### WHAT IS NEEDED:
An exact copy of all the data is required, with pictures left out.

## start

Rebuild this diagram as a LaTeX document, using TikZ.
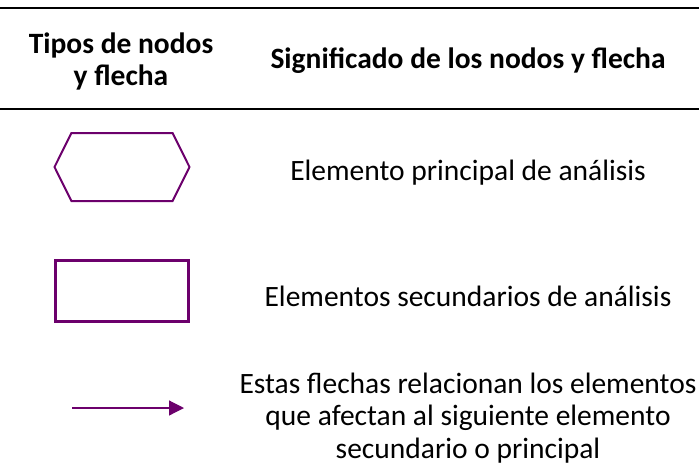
\documentclass[tikz,border=0pt]{standalone}
\usepackage{fontspec}
\setmainfont{Carlito}
\usepackage{tikz}
\usetikzlibrary{positioning,shapes.symbols,arrows.meta}

\definecolor{morado}{RGB}{108,0,108}

\tikzset{
  encabezado/.style={font=\fontsize{29.5}{32}\selectfont\bfseries,align=center},
  texto/.style={font=\fontsize{29.5}{32.8}\selectfont,align=center},
  principal/.style={shape=signal,signal to=west and east,signal pointer angle=127,
    draw=morado,line width=2pt,minimum width=135pt,minimum height=68pt,inner sep=0pt},
  secundario/.style={rectangle,draw=morado,line width=2.5pt,minimum width=133pt,
    minimum height=61pt,inner sep=0pt},
  flecha/.style={draw=morado,line width=1.2pt,-{Triangle[length=15pt,width=15pt]}},
  regla/.style={line width=2pt}
}

\begin{document}
\begin{tikzpicture}[x=1pt,y=-1pt,node distance=124pt,on grid]
   \useasboundingbox (0,0) rectangle (699,467);
   % cabecera
   \coordinate (r1a) at (0,8);
   \coordinate (r1b) at (699,8);
   \coordinate (r2a) at (0,109);
   \coordinate (r2b) at (699,109);
   \draw[regla] (r1a) -- (r1b);
   \draw[regla] (r2a) -- (r2b);
   \node[encabezado] (tipos) at (121,61) {Tipos de nodos\\y flecha};
   \node[encabezado] (signif) at (468,61) {Significado de los nodos y flecha};
   % nodos
   \node[principal] (hex) at (122,167) {};
   \node[secundario] (rect) [below=124pt of hex] {};
   \coordinate (fA) at (72,408);
   \coordinate (fB) at (184,408);
   \draw[flecha] (fA) -- (fB);
   % significados
   \node[texto] (t1) at (468,173) {Elemento principal de análisis};
   \node[texto] (t2) at (468,296) {Elementos secundarios de análisis};
   \node[texto] (t3) at (468,418) {Estas flechas relacionan los elementos\\que afectan al siguiente elemento\\secundario o principal};
\end{tikzpicture}
\end{document}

## end

### SOLUTION TO THIS PROBLEM:
Rebuild this diagram as a LaTeX document, using TikZ.
\documentclass[tikz,border=0pt]{standalone}
\usepackage{fontspec}
\setmainfont{Carlito}
\usepackage{tikz}
\usetikzlibrary{positioning,shapes.symbols,arrows.meta}

\definecolor{morado}{RGB}{108,0,108}

\tikzset{
  encabezado/.style={font=\fontsize{29.5}{32}\selectfont\bfseries,align=center},
  texto/.style={font=\fontsize{29.5}{32.8}\selectfont,align=center},
  principal/.style={shape=signal,signal to=west and east,signal pointer angle=127,
    draw=morado,line width=2pt,minimum width=135pt,minimum height=68pt,inner sep=0pt},
  secundario/.style={rectangle,draw=morado,line width=2.5pt,minimum width=133pt,
    minimum height=61pt,inner sep=0pt},
  flecha/.style={draw=morado,line width=1.2pt,-{Triangle[length=15pt,width=15pt]}},
  regla/.style={line width=2pt}
}

\begin{document}
\begin{tikzpicture}[x=1pt,y=-1pt,node distance=124pt,on grid]
   \useasboundingbox (0,0) rectangle (699,467);
   % cabecera
   \coordinate (r1a) at (0,8);
   \coordinate (r1b) at (699,8);
   \coordinate (r2a) at (0,109);
   \coordinate (r2b) at (699,109);
   \draw[regla] (r1a) -- (r1b);
   \draw[regla] (r2a) -- (r2b);
   \node[encabezado] (tipos) at (121,61) {Tipos de nodos\\y flecha};
   \node[encabezado] (signif) at (468,61) {Significado de los nodos y flecha};
   % nodos
   \node[principal] (hex) at (122,167) {};
   \node[secundario] (rect) [below=124pt of hex] {};
   \coordinate (fA) at (72,408);
   \coordinate (fB) at (184,408);
   \draw[flecha] (fA) -- (fB);
   % significados
   \node[texto] (t1) at (468,173) {Elemento principal de análisis};
   \node[texto] (t2) at (468,296) {Elementos secundarios de análisis};
   \node[texto] (t3) at (468,418) {Estas flechas relacionan los elementos\\que afectan al siguiente elemento\\secundario o principal};
\end{tikzpicture}
\end{document}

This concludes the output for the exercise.